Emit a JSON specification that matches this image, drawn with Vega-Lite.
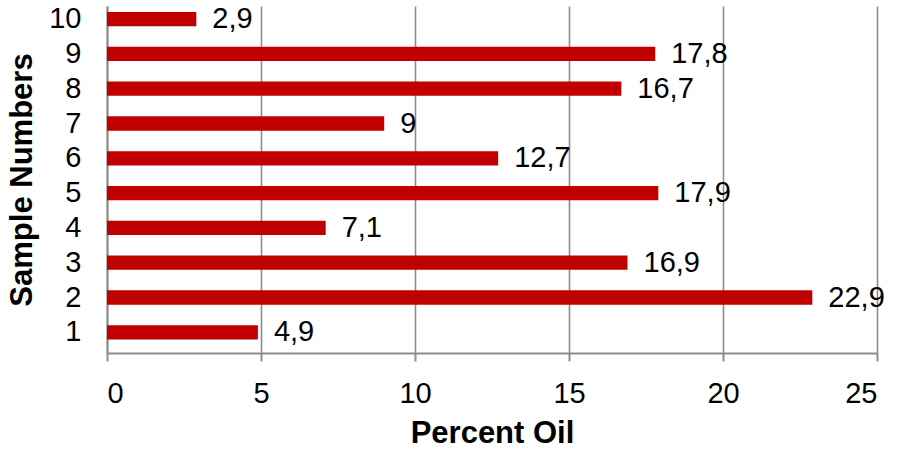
{
  "$schema": "https://vega.github.io/schema/vega-lite/v6.json",
  "autosize": "none",
  "width": 770,
  "height": 347,
  "padding": {"left": 107, "top": 6, "right": 20, "bottom": 96},
  "background": "white",
  "config": {
    "font": "Liberation Sans",
    "view": {"stroke": null},
    "locale": {
      "number": {"decimal": ",", "thousands": ".", "grouping": [3], "currency": ["", " €"]}
    }
  },
  "data": {
    "values": [
      {"sample": 1, "oil": 4.9},
      {"sample": 2, "oil": 22.9},
      {"sample": 3, "oil": 16.9},
      {"sample": 4, "oil": 7.1},
      {"sample": 5, "oil": 17.9},
      {"sample": 6, "oil": 12.7},
      {"sample": 7, "oil": 9},
      {"sample": 8, "oil": 16.7},
      {"sample": 9, "oil": 17.8},
      {"sample": 10, "oil": 2.9}
    ]
  },
  "encoding": {
    "y": {
      "field": "sample",
      "type": "ordinal",
      "sort": "descending",
      "scale": {"paddingInner": 0.589, "paddingOuter": 0.28, "align": 0.306, "round": false},
      "axis": {
        "title": "Sample Numbers",
        "titleFontSize": 31,
        "titleFontWeight": "bold",
        "titleColor": "black",
        "titlePadding": 10,
        "labelFontSize": 29,
        "labelColor": "black",
        "labelPadding": 26,
        "ticks": false,
        "domain": true,
        "domainColor": "#8c8c8c",
        "domainWidth": 2,
        "grid": false
      }
    },
    "x": {
      "field": "oil",
      "type": "quantitative",
      "scale": {"domain": [0, 25], "nice": false},
      "axis": {
        "title": "Percent Oil",
        "titleFontSize": 31,
        "titleFontWeight": "bold",
        "titleColor": "black",
        "titlePadding": 10,
        "values": [0, 5, 10, 15, 20, 25],
        "labelFontSize": 29,
        "labelColor": "black",
        "labelPadding": 18,
        "tickSize": 8,
        "tickColor": "#8c8c8c",
        "tickWidth": 2,
        "domainColor": "#8c8c8c",
        "domainWidth": 2,
        "grid": true,
        "gridColor": "#8c8c8c",
        "gridWidth": 1.6
      }
    }
  },
  "layer": [
    {
      "mark": {"type": "bar", "color": "#c00000"}
    },
    {
      "mark": {"type": "text", "align": "left", "baseline": "middle", "dx": 16, "fontSize": 29, "color": "black"},
      "encoding": {
        "text": {"field": "oil", "type": "quantitative", "format": "~g"}
      }
    }
  ]
}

------------

◆ TASK DETAILS
Return the full material word for word. Do not include the pictures.

◆ RESPONSE
Emit a JSON specification that matches this image, drawn with Vega-Lite.
{
  "$schema": "https://vega.github.io/schema/vega-lite/v6.json",
  "autosize": "none",
  "width": 770,
  "height": 347,
  "padding": {"left": 107, "top": 6, "right": 20, "bottom": 96},
  "background": "white",
  "config": {
    "font": "Liberation Sans",
    "view": {"stroke": null},
    "locale": {
      "number": {"decimal": ",", "thousands": ".", "grouping": [3], "currency": ["", " €"]}
    }
  },
  "data": {
    "values": [
      {"sample": 1, "oil": 4.9},
      {"sample": 2, "oil": 22.9},
      {"sample": 3, "oil": 16.9},
      {"sample": 4, "oil": 7.1},
      {"sample": 5, "oil": 17.9},
      {"sample": 6, "oil": 12.7},
      {"sample": 7, "oil": 9},
      {"sample": 8, "oil": 16.7},
      {"sample": 9, "oil": 17.8},
      {"sample": 10, "oil": 2.9}
    ]
  },
  "encoding": {
    "y": {
      "field": "sample",
      "type": "ordinal",
      "sort": "descending",
      "scale": {"paddingInner": 0.589, "paddingOuter": 0.28, "align": 0.306, "round": false},
      "axis": {
        "title": "Sample Numbers",
        "titleFontSize": 31,
        "titleFontWeight": "bold",
        "titleColor": "black",
        "titlePadding": 10,
        "labelFontSize": 29,
        "labelColor": "black",
        "labelPadding": 26,
        "ticks": false,
        "domain": true,
        "domainColor": "#8c8c8c",
        "domainWidth": 2,
        "grid": false
      }
    },
    "x": {
      "field": "oil",
      "type": "quantitative",
      "scale": {"domain": [0, 25], "nice": false},
      "axis": {
        "title": "Percent Oil",
        "titleFontSize": 31,
        "titleFontWeight": "bold",
        "titleColor": "black",
        "titlePadding": 10,
        "values": [0, 5, 10, 15, 20, 25],
        "labelFontSize": 29,
        "labelColor": "black",
        "labelPadding": 18,
        "tickSize": 8,
        "tickColor": "#8c8c8c",
        "tickWidth": 2,
        "domainColor": "#8c8c8c",
        "domainWidth": 2,
        "grid": true,
        "gridColor": "#8c8c8c",
        "gridWidth": 1.6
      }
    }
  },
  "layer": [
    {
      "mark": {"type": "bar", "color": "#c00000"}
    },
    {
      "mark": {"type": "text", "align": "left", "baseline": "middle", "dx": 16, "fontSize": 29, "color": "black"},
      "encoding": {
        "text": {"field": "oil", "type": "quantitative", "format": "~g"}
      }
    }
  ]
}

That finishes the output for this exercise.